Another costly mistake that many parties make in divorce cases is failing to disclose all of their assets or debts. As we have previously stated, divorce is about the break-up of a business partnership. If we don't know what went into the partnership, how can we split it up appropriately and completely.
Whether through laziness or deceitfulness, parties often fail to put all of their information on their Rule 401 Financial Statement. Financial Statements, however, are signed under the pains and penalties of perjury as TRUE, ACCURATE, and COMPLETE statements of all of your income, expenses, assets and liabilities. The consequences of lying or filing an incomplete Financial Statement are significant, and could include a Judge finding you to be an unreliable witness at trial (i.e. take all relevant testimony from your spouse only).

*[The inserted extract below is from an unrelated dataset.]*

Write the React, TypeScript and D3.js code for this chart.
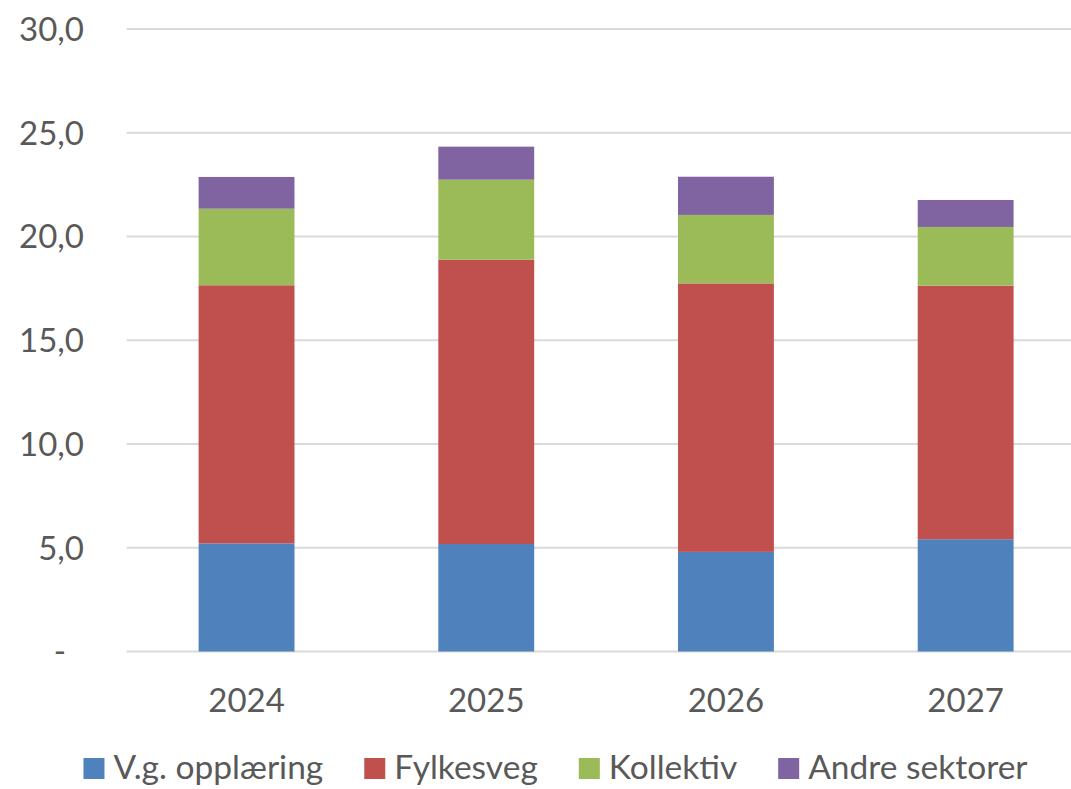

In addition, if a settlement is reached in your case and it is later discovered that a particular asset was left off your Financial Statement, the settlement could be voided for fraud, and that asset awarded to your spouse.
Not taking the form seriously is such a typical mistake that one of the most common ways that a lawyer will cross-examine a party in a divorce case is to compare different financial statements filed during the course of the case. Carelessness often leads to inconsistencies that can make you look like a liar.
Even worse, parties that think that they can hide assets, are often found out. Not only is all of their testimony suspect from that point on, the Judge is then highly motivated to award an uneven share of the known assets to the other party in the event there are other hidden assets.
In short, take the Financial Statement seriously and don't lie. Full disclosure is the key to a reasonable and quick settlement. Failure to disclose will almost certainly ensure drawn out and expensive litigation.